Material:
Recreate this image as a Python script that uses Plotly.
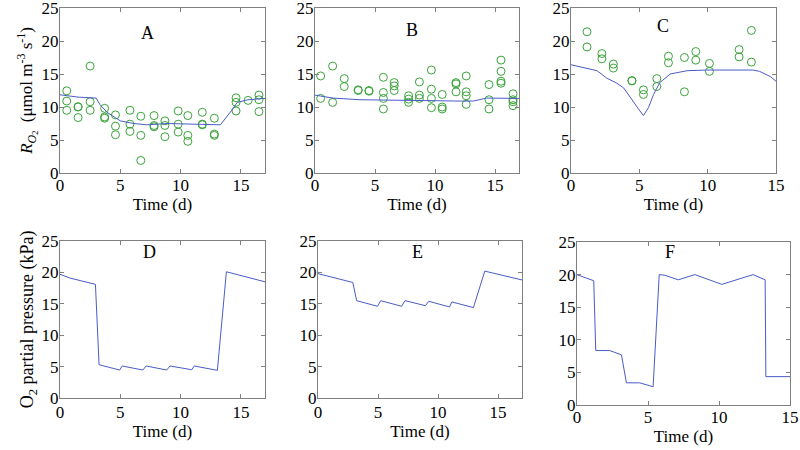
import plotly.graph_objects as go
from plotly.subplots import make_subplots

# panel A: measured O2 uptake rate and model
a_obs_t = [0.56, 0.56, 0.56, 1.5, 1.5, 1.5, 2.5, 2.5, 2.5, 3.7, 3.7, 3.7, 4.6, 4.6, 4.6,
           5.8, 5.8, 5.8, 6.7, 6.7, 6.7, 7.8, 7.8, 7.8, 8.7, 8.7, 8.7, 9.8, 9.8, 9.8,
           10.6, 10.6, 10.6, 11.8, 11.8, 11.8, 12.8, 12.8, 12.8, 14.6, 14.6, 14.6,
           15.6, 16.5, 16.5, 16.5]
a_obs_r = [12.45, 10.9, 9.5, 10.0, 10.05, 8.4, 16.2, 10.8, 9.5, 9.8, 8.5, 8.3, 8.8, 7.1, 5.8,
           9.5, 7.4, 6.3, 8.6, 5.7, 1.9, 8.7, 7.2, 7.0, 7.9, 7.2, 5.5, 9.4, 7.4, 6.2,
           8.7, 5.7, 4.8, 9.2, 7.4, 7.3, 8.3, 5.9, 5.7, 11.4, 10.7, 9.4,
           11.0, 11.8, 11.1, 9.3]
a_mod_t = [0, 1.5, 3.0, 3.3, 3.9, 5.0, 6.1, 7.2, 8.9, 10.6, 12.2, 13.3, 14.2, 14.7, 15.6, 17]
a_mod_r = [11.85, 11.5, 11.35, 10.4, 9.2, 7.9, 7.5, 7.3, 7.5, 7.4, 7.4, 7.3, 9.4, 10.7, 11.1, 11.3]

# panel B
b_obs_t = [0.47, 0.47, 1.47, 1.47, 2.44, 2.44, 3.6, 3.6, 4.5, 4.5,
           5.7, 5.7, 5.7, 5.7, 6.6, 6.6, 6.6, 7.8, 7.8, 7.8, 8.7, 8.7, 8.7,
           9.7, 9.7, 9.7, 9.7, 10.6, 10.6, 10.6, 11.75, 11.75, 11.75,
           12.6, 12.6, 12.6, 12.6, 14.5, 14.5, 14.5, 15.5, 15.5, 15.5, 15.5,
           16.5, 16.5, 16.5, 16.5]
b_obs_r = [14.7, 11.3, 16.2, 10.7, 14.3, 13.1, 12.6, 12.5, 12.5, 12.4,
           14.5, 12.2, 11.3, 9.7, 13.7, 13.2, 12.5, 11.7, 11.2, 10.7, 13.8, 11.8, 11.3,
           15.6, 12.7, 11.3, 9.9, 11.9, 10.0, 9.7, 13.7, 13.5, 12.3,
           14.7, 12.3, 11.7, 10.4, 13.4, 11.1, 9.7, 17.1, 15.4, 13.9, 13.6,
           12.0, 11.1, 10.8, 10.2]
b_mod_t = [0, 1.5, 3.75, 6.5, 9.3, 12.1, 13.2, 14.3, 17]
b_mod_r = [11.8, 11.35, 11.1, 11.0, 11.0, 10.9, 10.9, 11.35, 11.3]

# panel C
c_obs_t = [1.17, 1.17, 2.26, 2.26, 3.1, 3.1, 4.46, 4.46, 5.3, 5.3, 6.28, 6.28,
           7.13, 7.13, 8.3, 8.3, 9.13, 9.13, 10.13, 10.13, 12.3, 12.3, 13.2, 13.2]
c_obs_r = [21.4, 19.1, 18.1, 17.3, 16.5, 15.9, 14.0, 13.95, 12.6, 11.9, 14.3, 13.1,
           17.7, 16.7, 17.5, 12.3, 18.4, 17.1, 16.6, 15.4, 18.7, 17.6, 21.6, 16.8]
c_mod_t = [0, 1.17, 1.9, 2.6, 3.36, 3.85, 4.33, 4.94, 5.3, 5.67, 6.04, 6.5, 7.26,
           8.5, 9.9, 13.3, 13.8, 14.6, 15]
c_mod_r = [16.4, 15.8, 15.5, 14.4, 13.6, 12.9, 11.4, 9.7, 8.7, 9.9, 11.9, 13.7, 15.0,
           15.5, 15.6, 15.6, 15.4, 14.6, 13.9]

# panels D-F: O2 partial pressure
d_t = [0, 0.82, 2.94, 3.24, 4.95, 5.16, 6.87, 7.14, 8.85, 9.12, 10.93, 11.13, 13.05, 13.8, 17]
d_p = [19.7, 19.1, 18.1, 5.3, 4.45, 5.1, 4.45, 5.1, 4.45, 5.1, 4.5, 5.1, 4.4, 20.1, 18.5]
e_t = [0, 2.9, 3.22, 4.96, 5.23, 6.97, 7.25, 8.95, 9.23, 10.96, 11.15, 12.95, 13.9, 17]
e_p = [19.8, 18.4, 15.5, 14.6, 15.5, 14.6, 15.5, 14.7, 15.4, 14.5, 15.3, 14.4, 20.2, 18.8]
f_t = [0, 1.18, 1.32, 2.3, 3.13, 3.48, 4.42, 5.36, 5.79, 6.19, 7.13, 8.3, 10.2, 12.4,
       13.25, 13.3, 15]
f_p = [19.98, 19.06, 8.35, 8.35, 7.7, 3.4, 3.4, 2.8, 20.0, 19.9, 19.2, 20.0, 18.5, 20.0,
       19.2, 4.35, 4.35]

letters = ["A", "B", "C", "D", "E", "F"]
letter_pos = [(7.25, 21.2), (8.1, 21.7), (6.7, 22.3), (7.4, 23.2), (8.25, 23.2), (6.55, 23.5)]

LINE = "#4a5cc8"
DOT = "#3aa33a"
FONT = "Times New Roman, Liberation Serif, serif"

fig = make_subplots(rows=2, cols=3)

for col, (ot, orr, mt, mr) in enumerate([(a_obs_t, a_obs_r, a_mod_t, a_mod_r),
                                           (b_obs_t, b_obs_r, b_mod_t, b_mod_r),
                                           (c_obs_t, c_obs_r, c_mod_t, c_mod_r)], start=1):
    fig.add_trace(go.Scatter(x=ot, y=orr, mode="markers",
                             marker=dict(symbol="circle-open", size=8, color=DOT,
                                         line=dict(width=1))), row=1, col=col)
    fig.add_trace(go.Scatter(x=mt, y=mr, mode="lines", line=dict(color=LINE, width=1)),
                  row=1, col=col)

for col, (t, p) in enumerate([(d_t, d_p), (e_t, e_p), (f_t, f_p)], start=1):
    fig.add_trace(go.Scatter(x=t, y=p, mode="lines", line=dict(color=LINE, width=1)),
                  row=2, col=col)

# pixel-fitted panel boxes (page pixels)
xdoms = [(60, 265), (315, 519), (571, 776), (60, 265), (318, 522), (577, 790)]
ydoms = [(8, 173), (8, 173), (8, 173), (241, 398), (241, 398), (242, 405)]
xmax = [17, 17, 15, 17, 17, 15]
xlab_off = [-3, -3, -3, -1, -1, -3]

ax = dict(showgrid=False, zeroline=False, showline=True, linecolor="#808080",
          linewidth=1, mirror="ticks", ticks="inside", ticklen=4, tickcolor="#808080",
          automargin=False, ticklabeloverflow="allow",
          tickfont=dict(family=FONT, size=17, color="black"))

for i in range(6):
    n = "" if i == 0 else str(i + 1)
    x0, x1 = xdoms[i]
    y0, y1 = ydoms[i]
    fig.layout["xaxis" + n].update(ax, domain=[x0 / 800, x1 / 800], range=[0, xmax[i]],
                                   dtick=5, ticklabelstandoff=xlab_off[i],
                                   title=dict(text="Time (d)", standoff=0,
                                   font=dict(family=FONT, size=17, color="black")))
    fig.layout["yaxis" + n].update(ax, domain=[1 - y1 / 450, 1 - y0 / 450], range=[0, 25],
                                   dtick=5, ticklabelstandoff=-3)
    fig.add_annotation(x=letter_pos[i][0], y=letter_pos[i][1], text=letters[i],
                       xref="x" + n, yref="y" + n, showarrow=False,
                       font=dict(family=FONT, size=18, color="black"))

fig.layout.yaxis.title = dict(text="<i>R</i><sub><i>O</i><sub>2</sub></sub>  (μmol m<sup>-3</sup> s<sup>-1</sup>)",
                              standoff=4, font=dict(family=FONT, size=17, color="black"))
fig.layout.yaxis4.title = dict(text="O<sub>2</sub> partial pressure (kPa)", standoff=3,
                               font=dict(family=FONT, size=18, color="black"))

fig.update_layout(width=800, height=450, showlegend=False,
                  font=dict(family=FONT, size=17, color="black"),
                  margin=dict(l=0, r=0, t=0, b=0),
                  plot_bgcolor="white", paper_bgcolor="white")

# drop the default body margin so the 800x450 figure fills the window
fig.write_html("out.html", config={"displayModeBar": False},
               post_script="document.body.style.margin='0';")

Problem:
Emit the lines of the material exactly, from its first line to the line containing "10.7, 11.1, 11.3]", inclusive; leave every picture out.

Written answer:
Recreate this image as a Python script that uses Plotly.
import plotly.graph_objects as go
from plotly.subplots import make_subplots

# panel A: measured O2 uptake rate and model
a_obs_t = [0.56, 0.56, 0.56, 1.5, 1.5, 1.5, 2.5, 2.5, 2.5, 3.7, 3.7, 3.7, 4.6, 4.6, 4.6,
           5.8, 5.8, 5.8, 6.7, 6.7, 6.7, 7.8, 7.8, 7.8, 8.7, 8.7, 8.7, 9.8, 9.8, 9.8,
           10.6, 10.6, 10.6, 11.8, 11.8, 11.8, 12.8, 12.8, 12.8, 14.6, 14.6, 14.6,
           15.6, 16.5, 16.5, 16.5]
a_obs_r = [12.45, 10.9, 9.5, 10.0, 10.05, 8.4, 16.2, 10.8, 9.5, 9.8, 8.5, 8.3, 8.8, 7.1, 5.8,
           9.5, 7.4, 6.3, 8.6, 5.7, 1.9, 8.7, 7.2, 7.0, 7.9, 7.2, 5.5, 9.4, 7.4, 6.2,
           8.7, 5.7, 4.8, 9.2, 7.4, 7.3, 8.3, 5.9, 5.7, 11.4, 10.7, 9.4,
           11.0, 11.8, 11.1, 9.3]
a_mod_t = [0, 1.5, 3.0, 3.3, 3.9, 5.0, 6.1, 7.2, 8.9, 10.6, 12.2, 13.3, 14.2, 14.7, 15.6, 17]
a_mod_r = [11.85, 11.5, 11.35, 10.4, 9.2, 7.9, 7.5, 7.3, 7.5, 7.4, 7.4, 7.3, 9.4, 10.7, 11.1, 11.3]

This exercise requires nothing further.